__Provided data__

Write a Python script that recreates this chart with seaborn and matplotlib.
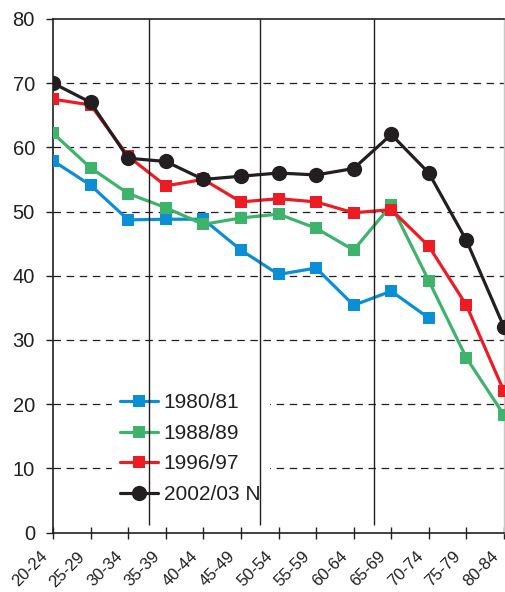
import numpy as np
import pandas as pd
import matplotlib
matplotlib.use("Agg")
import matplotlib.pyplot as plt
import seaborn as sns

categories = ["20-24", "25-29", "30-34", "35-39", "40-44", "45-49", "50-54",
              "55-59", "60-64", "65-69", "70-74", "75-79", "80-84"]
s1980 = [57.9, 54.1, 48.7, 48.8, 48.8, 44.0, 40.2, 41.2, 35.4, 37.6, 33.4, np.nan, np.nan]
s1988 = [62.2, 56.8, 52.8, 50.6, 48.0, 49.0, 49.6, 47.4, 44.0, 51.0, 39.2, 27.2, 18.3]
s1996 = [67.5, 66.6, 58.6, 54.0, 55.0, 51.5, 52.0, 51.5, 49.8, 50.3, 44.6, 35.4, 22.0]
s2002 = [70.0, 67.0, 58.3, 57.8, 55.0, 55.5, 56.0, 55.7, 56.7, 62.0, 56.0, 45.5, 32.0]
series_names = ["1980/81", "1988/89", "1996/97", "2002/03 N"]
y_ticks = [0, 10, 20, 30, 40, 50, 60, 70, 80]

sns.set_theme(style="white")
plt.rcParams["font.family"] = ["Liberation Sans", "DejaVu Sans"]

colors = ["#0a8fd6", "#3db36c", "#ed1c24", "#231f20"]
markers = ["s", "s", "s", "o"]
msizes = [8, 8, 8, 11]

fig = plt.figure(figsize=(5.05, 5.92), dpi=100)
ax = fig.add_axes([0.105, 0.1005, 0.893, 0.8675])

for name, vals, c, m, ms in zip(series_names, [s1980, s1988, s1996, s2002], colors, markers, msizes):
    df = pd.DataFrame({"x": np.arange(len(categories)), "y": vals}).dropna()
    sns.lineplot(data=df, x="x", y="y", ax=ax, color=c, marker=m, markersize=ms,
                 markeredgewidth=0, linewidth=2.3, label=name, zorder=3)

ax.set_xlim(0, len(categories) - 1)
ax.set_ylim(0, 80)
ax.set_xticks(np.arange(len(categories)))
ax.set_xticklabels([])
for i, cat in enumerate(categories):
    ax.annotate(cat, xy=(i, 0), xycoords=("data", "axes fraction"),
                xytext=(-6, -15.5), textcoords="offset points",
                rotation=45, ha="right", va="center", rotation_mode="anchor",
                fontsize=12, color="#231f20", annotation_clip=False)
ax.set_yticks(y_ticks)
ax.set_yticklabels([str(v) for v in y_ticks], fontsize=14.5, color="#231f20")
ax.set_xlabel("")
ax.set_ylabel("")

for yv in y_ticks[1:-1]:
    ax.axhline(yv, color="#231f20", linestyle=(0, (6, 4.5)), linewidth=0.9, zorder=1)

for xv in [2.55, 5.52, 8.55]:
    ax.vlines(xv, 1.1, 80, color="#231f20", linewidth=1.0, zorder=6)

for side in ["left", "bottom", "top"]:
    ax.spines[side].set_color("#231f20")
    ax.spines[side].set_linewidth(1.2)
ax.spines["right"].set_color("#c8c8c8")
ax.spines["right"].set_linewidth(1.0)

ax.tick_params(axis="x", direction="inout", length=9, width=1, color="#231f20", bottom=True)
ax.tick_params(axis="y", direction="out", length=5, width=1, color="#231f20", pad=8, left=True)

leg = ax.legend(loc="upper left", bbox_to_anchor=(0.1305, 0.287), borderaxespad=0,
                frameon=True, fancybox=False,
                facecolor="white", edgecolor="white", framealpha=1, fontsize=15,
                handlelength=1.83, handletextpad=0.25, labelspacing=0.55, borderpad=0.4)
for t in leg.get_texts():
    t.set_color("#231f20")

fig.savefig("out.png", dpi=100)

__What is required__
Copy each line of the data that contains the word "seaborn".

__Response__
Write a Python script that recreates this chart with seaborn and matplotlib.
import seaborn as sns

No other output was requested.